Fabius Maximus replies: The climate has never been static, but the changes have often been bad news. Like the little ice age. I suggest you study that period, as there are tentative indications we may be entering another cooling cycle. Not necessarily as long or cold, but even a few years of cold would be unpleasant with world grain inventories (per capita, or days demand) at 50-year lows.


He makes a good point. I might be a an "AGW denier", but I do worry about
climate change. Here in Italy it's much colder than I'm used to and it makes
me see that without heat it would be pretty hard to live through the winter.
If it is several degrees colder it would be much worse, going from 3 degrees above
freezing to zero would mean snow every day instead of just rain every day.

If it is just warmer then things might suck, we might be sitting under ceiling
fans stirring barely moving air as we sweat like a scene from In the Heat of the
Night, but we won't die. We need to be spending money to mitigate current problems
now, and not wasting trillions to prevent a potential one or two degrees
temperature rise in 100 years. Problems #1 is my real worry.
If we have energy, we can survive heat or cold. If we don't have energy, then
instead of surfing the internet while watching my new 40" LCD I'd be in
bed with 2 comforters on top of me.

Wednesday, December 10, 2008

Global warming my butt

Ace links to excerpts from a report on the senate website (I connected via
interweb pipes) where 650 earth scientists are saying they are global
warming skeptics. I'm a skeptic too, but as a paid minion of the oil industry
that's part of my job. These guys have day jobs as scientists so believe
them (hypnotic voice on) believe them, believe them, it's getting colder,
(hypnotic voice off)

here's my favorite quote:

“The IPCC has actually become a closed circuit; it doesn’t listen to others. It doesn’t have open minds… I am really amazed that the Nobel Peace Prize has been given on scientifically incorrect conclusions by people who are not geologists,” - Indian geologist Dr. Arun D. Ahluwalia at Punjab University and a board member of the UN-supported International Year of the Planet.
There are better quotes, but that gentleman complains about non-geologists winning the nobel,
as a geologist.

I'm skeptical because I look at squiggly lines all day as part of my job. The hocky stick was a
a couple of straight lines made up of all different kinds of data, ice cores, tree rings, thermometers
and satellite data. It's hard enough putting together data that was all acquired the same week,
but splicing a bunch of crep together that doesn't match known historical data points like the
medieval warming period told me its a bunch of spliced crep.

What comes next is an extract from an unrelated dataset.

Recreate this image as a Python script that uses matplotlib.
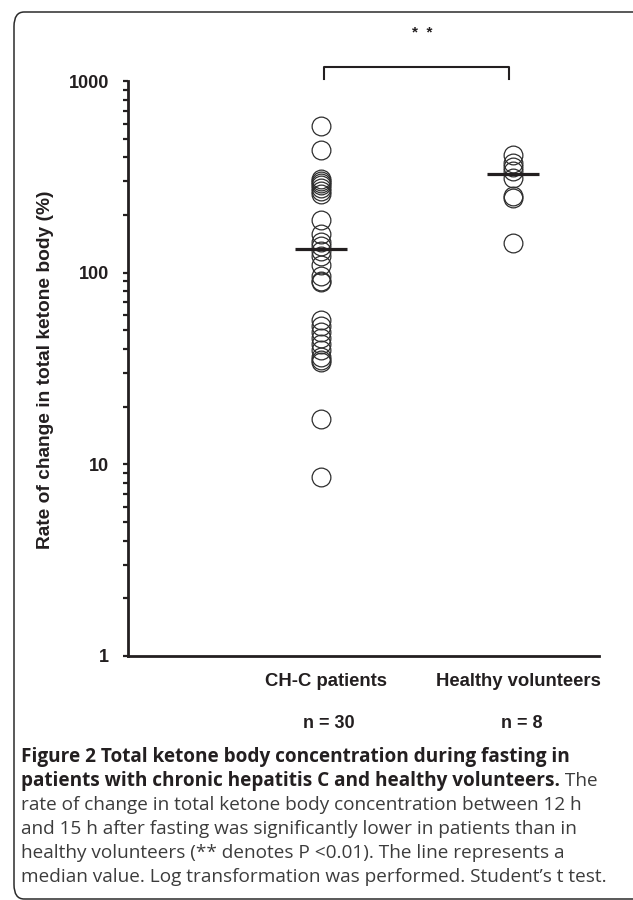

There are more priorities that we should be worrying about now, apart from all the financial
disasters we should be trying to get energy independence for the usa, using whatever technology
is available from drill drill drill to nukes. peak oil is the approaching really big problem, even if
prices go to $8 next month, it won't change how much oil is in the ground. Once the oil runs out we
see what real poverty looks like.

[I'm not sure how to do it, but I'd start with an import tax on oil. If the us energy industry isn't
protected we'll see that most of the alternative energy industry will be destroyed at the same time.
Better to keep prices somewhat high, $50/bbl, and keep pushing ahead to energy independance
and not use cheap oil to keep suckling at the tit of the foreign oil industry.]